Si te pidieran describir como tu “clase social” ha afectado tu vida, serías capaz de publicarlo en internet?  Bryan Caplan (americano, BA de Berkeley, doctorado en Princeton, padre de dos gemelitos), no tiene ningún problema:
“My childhood would have been much worse if I had grown up poor, but frankly, I doubt that my adult life would have been very different. As long as I had enough to eat, poverty per se wouldn’t have bothered me much. But based on my experience with non-ability-tracked classes, I would have been friendless and bored out of my mind. (These days, perhaps, I could have found solace on the internet at a public school or library). By the time I finished high school, though, there would probably have been plenty of scholarship money available for me. Even if there weren’t, I would have been fanatically motivated to put myself through college in order to escape from my origins.

You could say that growing up poor would have stifled my mental development, but I doubt it. Twin and adoption studies show that childhood environment has little or no long-run effect on IQ. You could say that growing up poor would have changed my attitudes. But I’m a difficult person to mould. I’m an atheist despite sixteen years of my mother’s Catholic indoctrination. If anything, I think that growing up poor would have made me more elitist than I already am, just as growing up Catholic made me more impious.

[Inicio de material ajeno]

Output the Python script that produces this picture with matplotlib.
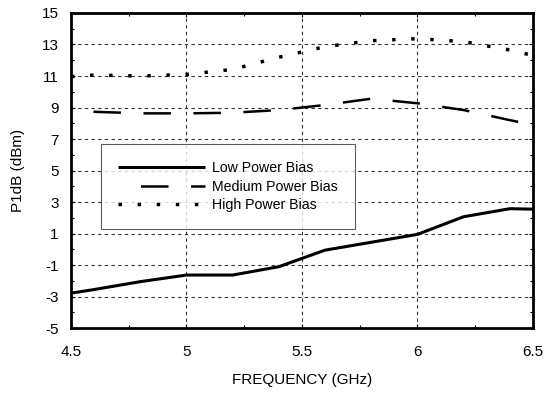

For my adult life to have been radically different, I would probably have needed to grow up in an absolutely poor family in the Third World, not a relatively poor family in the First World. My instinct in that situation would be to learn English and migrate to the U.S., but immigration restrictions would get in the way. This realization is part of the reason I have so much more sympathy for immigrants than I do for low-skilled Americans.